Notting Hill police station is to be closed and sold, according to the Met’s consultation document. Picture courtesy Andrey Sulitskiy (CC BY-ND 3.0).

Notting Hill police station to be closed and sold

The government’s demand for further cuts in police expenditure means that a number of police stations in London are planned to be closed, among them Notting Hill police station at 99 – 101 Ladbroke Road. As a consequence, there will be only one police station in the borough: Kensington police station at 72 Earl’s Court Road. This is revealed in a consultation paper about the Met’s “public access engagement strategy”, issued by the London mayor’s office two weeks ago.

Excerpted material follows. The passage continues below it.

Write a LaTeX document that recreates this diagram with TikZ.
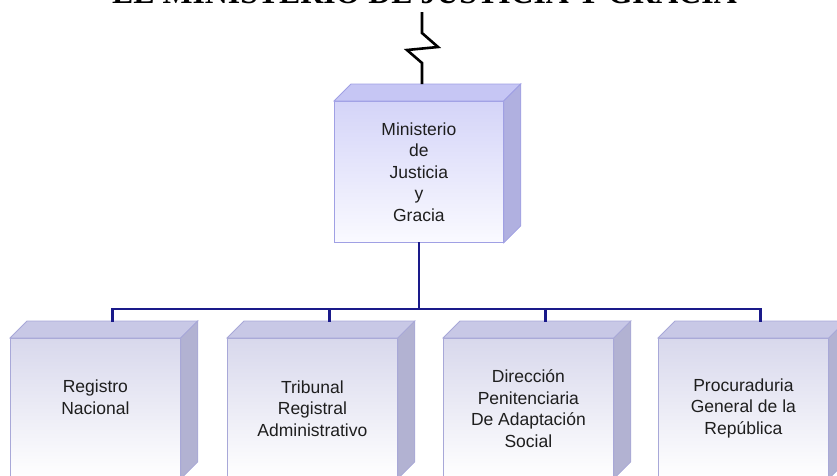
\documentclass[tikz,border=0pt]{standalone}
\usepackage{fontspec}
\setmainfont{Liberation Sans}
\newfontfamily\titleserif{Liberation Serif}
\usetikzlibrary{calc}
\definecolor{mtop}{HTML}{C6C6F4}
\definecolor{mside}{HTML}{B0B0E0}
\definecolor{mfronttop}{HTML}{D4D4F8}
\definecolor{mfrontbot}{HTML}{FAFAFF}
\definecolor{medge}{HTML}{A0A0E4}
\definecolor{ctop}{HTML}{C8C8E6}
\definecolor{cside}{HTML}{B2B2D2}
\definecolor{cfronttop}{HTML}{D8D8EC}
\definecolor{cfrontbot}{HTML}{FFFFFF}
\definecolor{cedge}{HTML}{A8A8D8}
\definecolor{navy}{HTML}{1A1A8A}
\definecolor{txt}{HTML}{1E1E1E}
\tikzset{
  boxtext/.style={font=\fontsize{17.5}{21.5}\selectfont, text=txt, align=center},
  mainface/.style={rectangle, inner sep=0pt, minimum width=169pt, minimum height=141pt,
    top color=mfronttop, bottom color=mfrontbot, draw=medge, line width=0.8pt},
  childface/.style={rectangle, inner sep=0pt, minimum width=170pt, minimum height=140pt,
    top color=cfronttop, bottom color=cfrontbot, draw=cedge, line width=0.8pt},
  conn/.style={draw=navy, line width=2.6pt, line cap=rect},
  breakline/.style={draw=black, line width=2.6pt, line join=miter}
}
\begin{document}
\begin{tikzpicture}[x=1pt,y=-1pt]
\useasboundingbox (0,0) rectangle (837,475);
\clip (0,0) rectangle (837,475);
% title (only its bottom is visible)
\node[font=\titleserif\bfseries\fontsize{31.8}{34}\selectfont, anchor=base, inner sep=0pt] (title) at (424.5,3) {EL MINISTERIO DE JUSTICIA Y GRACIA};
% main box
\node[mainface, anchor=north west] (m) at (334,101) {};
\filldraw[fill=mtop, draw=medge, line width=0.8pt] (m.north west) -- ++(17,-17) -- ([shift={(17,-17)}]m.north east) -- (m.north east) -- cycle;
\filldraw[fill=mside, draw=medge, line width=0.8pt] (m.north east) -- ++(17,-17) -- ([shift={(17,-17)}]m.south east) -- (m.south east) -- cycle;
\node[boxtext] (mt) at (m.center) {Ministerio\\de\\Justicia\\y\\Gracia};
% break line above main box
\coordinate (z0) at (422,12);
\coordinate (mtopc) at (422,84);
\draw[breakline] (z0) -- (422,33) -- (438,47) -- (407,50) -- (422,63) -- (mtopc);
% child boxes
\foreach \n/\x in {c1/10, c2/227, c3/443, c4/658}{
  \node[childface, anchor=north west] (\n) at (\x,338) {};
  \filldraw[fill=ctop, draw=cedge, line width=0.8pt] (\n.north west) -- ++(17,-17) -- ([shift={(17,-17)}]\n.north east) -- (\n.north east) -- cycle;
  \filldraw[fill=cside, draw=cedge, line width=0.8pt] (\n.north east) -- ++(17,-17) -- ([shift={(17,-17)}]\n.south east) -- (\n.south east) -- cycle;
  \coordinate (\n top) at ([shift={(17,-17)}]\n.north);
}
\node[boxtext] (t1) at ([yshift=11]c1.center) {Registro\\Nacional};
\node[boxtext] (t2) at (c2.center) {Tribunal\\Registral\\Administrativo};
\node[boxtext] (t3) at (c3.center) {Dirección\\Penitenciaria\\De Adaptación\\Social};
\node[boxtext] (t4) at (c4.center) {Procuraduria\\General de la\\República};
% connectors
\coordinate (bus) at (m.south |- 0,309);
\draw[conn] (m.south) -- (bus);
\draw[conn] (c1top) -- (c1top |- bus) -- (c4top |- bus) -- (c4top);
\draw[conn] (c2top) -- (c2top |- bus);
\draw[conn] (c3top) -- (c3top |- bus);
\end{tikzpicture}
\end{document}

Since 2010, the Met has cut £600 million from its budget, in response to the government’s demand for spending cuts. As part of that savings effort, 149 front counters (i.e. police stations open to the public) were reduced to 73. However, the Met must now reduce the budget with another £400 million by 2021. One way of achieving this, according to the consultation paper, is to reduce the current 73 front counters to 32.

Closing the front counter may perhaps not sound too bad, but in reality it often means the closure of the whole police station, because without the need for public access, the staff and resources can be moved to another station.

Main entrance to Notting Hill police station. Picture from Google Street View, © Google.

For Kensington, the plan is to close and sell Notting Hill police station, and to move its 24 hour front counter to Kensington police station (where the front desk currently is only available daytime). The overall strategy is that there should be at least one 24 hour front counter in each borough, and as Kensington police station is larger and more centrally placed in the borough, it makes sense to place that 24 hour front counter there. However, the closure of the Notting Hill station means that there will be only one police station serving the public in RBKC – where some 160,000 people live (158, 700 in 2011) and where the average weekday population is close to 300,000 (280,000 in 2011)

The main argument for closing front counters is that the public less and less often visit police stations when they want to report crimes. In 2006 22% of all crime reports were done by people visiting front counters. Ten years later, in 2016, that figure had dropped to 8%. The remaining 92% were mainly reported over the telephone.

The consultation paper recognises that the public use the front counters for many other reasons than to report crime – in fact, crime reporting only accounts for 18% of the front counter visits. The most common reason for a visit (22%) is to hand in items or ask about lost property, and the third largest (16%) is to ask for directions and other information. However, the paper states that such visits “are not activities which need to take place at police station front counters.”

The Notting Hill station front counter has 4.2 visits per day from people wanting to report crime. This should be sufficient to allow the station to remain, as the document clearly states, on page 25, that “no front counter with more than four daily crime reports is being closed”.

In order to compensate for the loss of front counters, the Met plans to upgrade its online services, enabling people to both report crimes online and receive updates about the resulting investigation all the way to court; do some crime investigations via telephone; double the number of ward dedicated officers; give them better technology so they can do much of their “paperwork” while on patrol; and let them start and finish their shifts at small local hubs, where they will have their lockers and can re-charge their body cameras and other devices, instead of at a police station far from the ward.

Notting Hill police station is far from the only Met facility planned to be sold or vacated in the borough: the closed Notting Dale police station at 58 Sirdar Road (which now serves as offices) and the office annex to Kensington police station at 74 Earl’s Court Road will also be sold off, and four safer neighbourhood bases at Lancaster Road (Royalty Studios), Kenway Road (Earl’s Court), Pavilion Road (Knightsbridge) and St John’s Church in Chelsea will be vacated. These SNbases will be replaced by the new type of ward hubs.

Anyone wanting to participate in the consultation can access both the draft strategy document and the consultation questionnaire via this link.

The consultation ends 6 October 2017.

The former Notting Dale police station (left) and the annex to Kensington police station (right) are also to be sold. Pictures courtesy Google Street View, © Google.